My problem with it is that the “underlying asset” that is being mined here is just no longer recognizable or even legible. The process of “deriving” the image is mysterious (note: these terms in quotes are my own, not Whitcraft’s), the way that any modern industrial or technical process is. What matters then, in most cases for modern products of any sort — and yes, these images are products like any other — is the outcome. And for art, if the process of their derivation is important to recognizing the work as a work of art, then that process has to be recognizable in the work itself in some way. The politics that Whitcraft apparently wants represented in or by his work are erased by the fact that his images are so processed as to become untraceable to what made them. To say these pictures are about lithium mining in the Atacama and all of its attendant issues, from extractivism to colonialism, is what fails them as pictures, pretty though they may be.
That’s a question that’s worth considering, but one I’ll have to leave to the side for the moment: must pictures of the “rape” of the earth — as some would call it — look so appealing?

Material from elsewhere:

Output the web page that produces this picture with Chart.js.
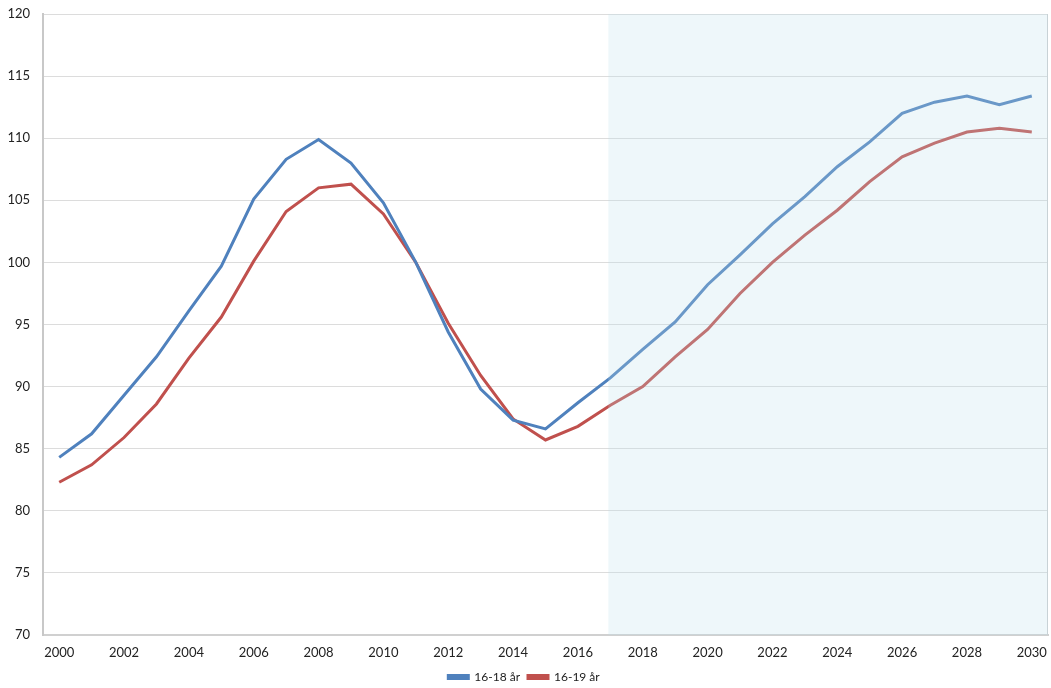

Anonymous at The Test Strip Gallery, California College of the Arts








I confess: there was a door propped open and I walked through it.
I’m a sucker for art and design studios, and on my first trip to the California College of the Arts (CCA) to see a show at the Wattis Institute (on which more below) I decided to seize the opportunity to walk around the studio spaces. In all of the detritus that accumulates over the course of a semester’s design studio, and lacking any and all context, there is often a lot of aesthetically interesting and just very cool stuff to see.
Along the hallway of one of the second floor studios at CCA is what’s called The Test Strip Gallery, essentially an alcove with space for “pinups” of the kind that happen often in these environments and in which feedback from peers and faculty is given. And what I saw installed there was a collection of images, the author or authors of which I can’t tell you, but about which I can say this: they were really good. All were modestly and variably sized (no large formats here); some black and white, others color; some landscapes, some documentary, some self-consciously ambiguous or “pictorial.” It was, to my eye and mind, a very strong showing.
I have no idea if these were the products of a photo studio or something else (and I’m not a reporter, so no, I did not go chasing down students or staff to ask all the requisite questions about it; I prefer the mystery and artifactuality), but if this is what’s going on at CCA, then I’m here for it.
This resistance is commonly thought to stem from painting’s capacity to “slow” the image either because it is more “material” (both literally and figuratively) than natively photographic or digital images, or because it is more processual or procedural (i.e. it takes time to make). One might have been able to take this seriously around 2000, but by 2025, in the face of painting’s total capitulation to, and dependence on, its mediation via digital imaging, any arguments for painting as some speed bump or limit to the circulation of images is evidence of nostalgia at best or ignorant delusion at worst.